Meike Collin wrote: "Great review Meike. I loved Her Body and Other Parties, and this sounds very interesting. :-)"

Thank you so much, Collin! I think you would enjoy reading Machado's memoir, it's haunting and daring.


message 3: by Sarah (new) - rated it 5 stars

Sarah Thanks for the review, Meike! I’ve not read Her Body yet but I just got approved for this - and after reading your review I’m even more excited to give it a go :)


message 4: by Meike (new) - rated it 4 stars

Meike Sarah wrote: "Thanks for the review, Meike! I’ve not read Her Body yet but I just got approved for this - and after reading your review I’m even more excited to give it a go :)"

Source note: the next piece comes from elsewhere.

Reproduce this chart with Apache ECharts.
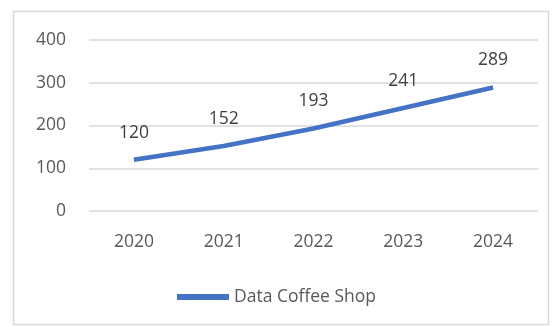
<!DOCTYPE html>
<html><head><meta charset="utf-8">
<script src="https://cdn.jsdelivr.net/npm/echarts@6/dist/echarts.min.js"></script>
<style>html,body{margin:0;padding:0;background:#fff}#c{width:553px;height:327px}</style>
</head><body><div id="c"></div>
<script>
var categories = ['2020','2021','2022','2023','2024'];
var values = [120,152,193,241,289];
var seriesName = 'Data Coffee Shop';
var chart = echarts.init(document.getElementById('c'));
var font = '"Open Sans", "Noto Sans", sans-serif';
chart.setOption({
  animation:false,
  graphic:[{type:'rect',shape:{x:13.5,y:11.5,width:535,height:313},style:{fill:'none',stroke:'#d9d9d9',lineWidth:1.5}}],
  grid:{left:89,right:15,top:40,bottom:116},
  legend:{bottom:16,left:'center',itemWidth:52,itemHeight:6,itemGap:8,
    icon:'rect',
    textStyle:{fontFamily:font,fontSize:17.5,color:'#595959'},
    data:[{name:seriesName}]},
  xAxis:{type:'category',data:categories,boundaryGap:true,
    axisLine:{show:false},axisTick:{show:false},
    axisLabel:{fontFamily:font,fontSize:17.5,color:'#595959',margin:22}},
  yAxis:{type:'value',min:0,max:400,interval:100,
    axisLine:{show:false},axisTick:{show:false},
    splitLine:{lineStyle:{color:'#d9d9d9',width:1.5}},
    axisLabel:{fontFamily:font,fontSize:17.5,color:'#595959',margin:23}},
  series:[{name:seriesName,type:'line',data:values,showSymbol:true,symbol:'circle',symbolSize:0,
    lineStyle:{color:'#4472C4',width:4.5},itemStyle:{color:'#4472C4'},
    label:{show:true,position:'top',distance:18,fontFamily:font,fontSize:17.5,color:'#404040'}}]
});
</script></body></html>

Oh, that's great, Sarah, I'm looking forward to reading your thoughts on this one!


Marie-Therese Oh, I am so jealous right now, Meike! I cannot wait to read this but don't have my copy yet. Soon!


message 6: by Meike (new) - rated it 4 stars

Meike Marie-Therese wrote: "Oh, I am so jealous right now, Meike! I cannot wait to read this but don't have my copy yet. Soon!"

I think it'll be published tomorrow (the American version by Graywolf, that is), so you won't have to wait for long - I'm curious to hear your thoughts on the book, Marie-Therese!